Tuesday 7 June 2011

Invested Another 4k Into Portfolio

Investors are nervous this few weeks. The nonfarm payrolls data coming out of the US were well below expectations. 54,000 jobs created in May is a bad number no matter how much you spin it, especially when there are 13.9 million people out of work in the US where unemployment rate remains at a high 9.1%. The ongoing problems with Greece doesn’t help. The market can quite clearly see that Greece will need some of its debt restructured no matter how unwilling the EU is on the matter. And given the lagging nature of economic data, the numbers currently coming out of Japan which are mostly for April will be horrible since April will see the full impact of the triple disasters that hit Japan.

Despite all this though, I still put in $4,000 into my portfolio. $2,750 went into the DBS Enhanced Income fund. No matter what, I am still moving into my new place at the end of the year, so saving up for the renovation and the move will continue. The other $1,250 went into my Parvest Europe Alpha fund. The reason being that my portfolio remains heavily weighted towards Asia, and I am finding Europe interesting now.

It's not that Asia is no longer attractive. If it wasn’t I wouldn’t have so much of my portfolio into it. But Asia’s the “safe” investment bet actually. Everyone knows the long term growth story for Asia. And the shifting of the economic centre from the west to Asia will happen this century. It’s a matter of time, and as it happens, so will the market capitalization of Asia rise relative to western markets.

However, Europe is interesting to me currently because it is the beaten down market that nobody wants to look at. Because of Greece, nobody wants to touch Europe with a ten foot pole. Europe equities are not for the faint of heart right now. There is so much uncertainty. It has been one year already since the Europe crisis started, but its like an ongoing train wreck. However, that’s why its interesting. Will this all end badly for Europe? Nobody knows at this point. But there are a lot of people who would have much vested interest at least not seeing Europe spiral down into a financial disaster that will rock other markets as well. Also, while all this uncertainty remains, good companies in Europe, which are not going to be affected in a major way are being traded at low valuations because of the overall negative perception of the region right now.
There remains a lot of negativity with most markets right now. That also means that there is opportunity. A lot of equities are not showing their true value yet. Many companies are actually making a lot of money. They are cash rich, have surging sales, and their costs are not necessarily going up that much since they are not aggressively hiring. (They don’t have to since its an employers market in the west). The situation at the corporate level is very different from the debt ridden governments of the west who have to tackle massive deficits. Many markets are at record high earnings, and yet their market levels are well off their all time highs, as much as 20 off. This means that there is a lot of caution and negativity priced into markets already. And we have seen that because from last year till now, it has been all about the European crisis, whether the US economy can get back on its feet again, China’s rate hikes, and we can now add Japan’s triple disasters to the long list of worries as well.
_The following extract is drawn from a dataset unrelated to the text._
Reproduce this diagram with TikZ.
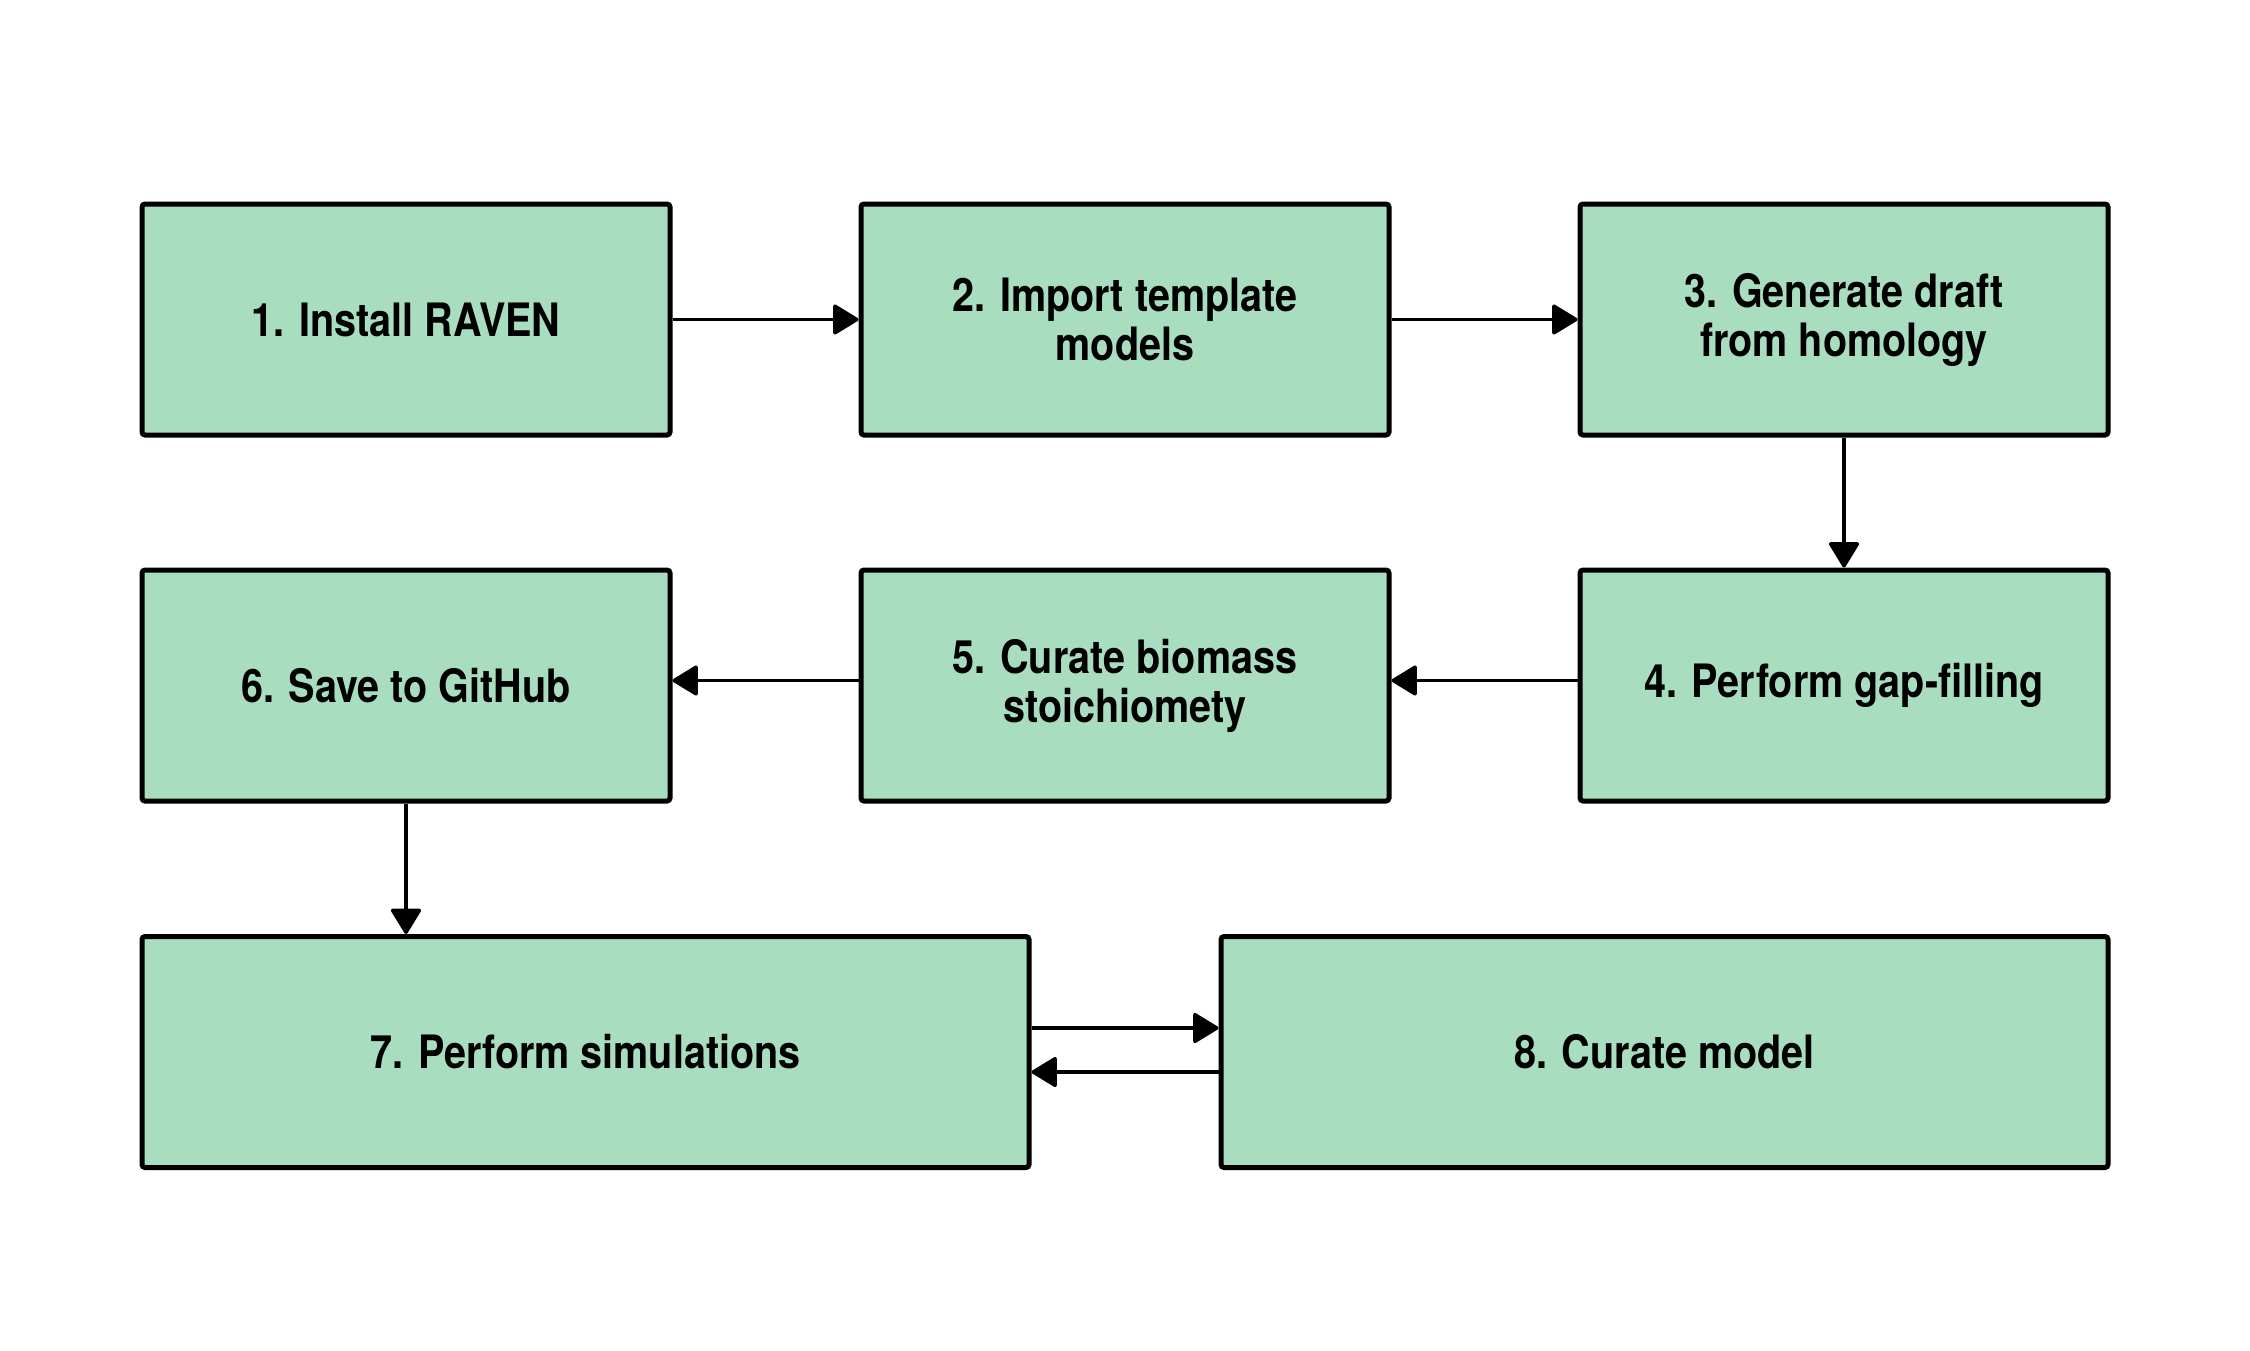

However, a lot of this are priced into markets. Valuations across the board at this point are not expensive. The last time we were seeing such record high earnings in 2007, people were celebrating. Valuations were much higher. Today, even though earnings in many markets have risen back to the same level, and in some markets even passed it, people are more inclined to be cautious instead. Markets are at least 20% off from the 2007 all time highs. But eventually, I believe these concerns will eventually ebb and sentiment will shift towards the positive. Especially as earnings of companies continue to remain strong. But it is when these concerns are still strong, that’s when good bargains are there to be had. When there is no more uncertainty, markets would have zoomed away already.

So, I am happy to put in more now while markets are still cheap. I would have put in even more if not for my house move at the end of the year. (But let’s not get greedy here either, nothing is a sure thing and no matter what, I can’t tell my wife we can’t afford to move at the end of the year!). So, I will continue to put the bulk of new monies into short duration bond funds for now. After I have settled into my new place and paid for all of the renovation and moving expenses, then I can see to putting my monies to harder work in riskier markets.